This past week has been a hard, stressful week. Not only has my depression and fear of the future knocked me down again, but it was stressful and chaotic week at work. I have been really crying out to the Lord the past few weeks. Not only would I like healing for my depression, but I need help overcoming my fear of the future and need His wisdom to know how He wants me to proceed. The following psalm, Psalms 6, resonates with how I have been feeling.

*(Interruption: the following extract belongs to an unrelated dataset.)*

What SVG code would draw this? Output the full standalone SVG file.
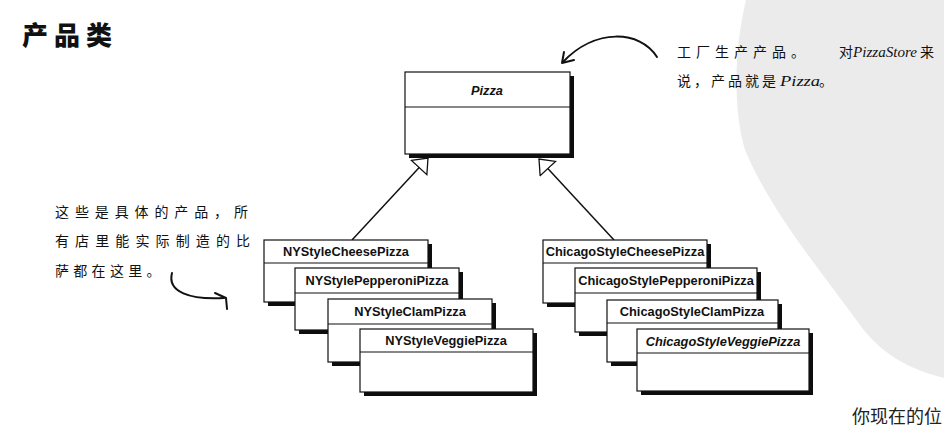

I can’t say that I am at verse 9, but with God’s help, I hope to get there soon.
O LORD, rebuke me not in your anger,
nor discipline me in your wrath.
2 Be gracious to me, O LORD, for I am languishing;
heal me, O LORD, for my bones are troubled.
3 My soul also is greatly troubled.
But you, O LORD—how long?
4 Turn, O LORD, deliver my life;
save me for the sake of your steadfast love.
5 For in death there is no remembrance of you;
in Sheol who will give you praise?
6 I am weary with my moaning;
every night I flood my bed with tears;
I drench my couch with my weeping.
7 My eye wastes away because of grief;
it grows weak because of all my foes.
8 Depart from me, all you workers of evil,
for the LORD has heard the sound of my weeping.
9 The LORD has heard my plea;
the LORD accepts my prayer.
10 All my enemies shall be ashamed and greatly troubled;
they shall turn back and be put to shame in a moment.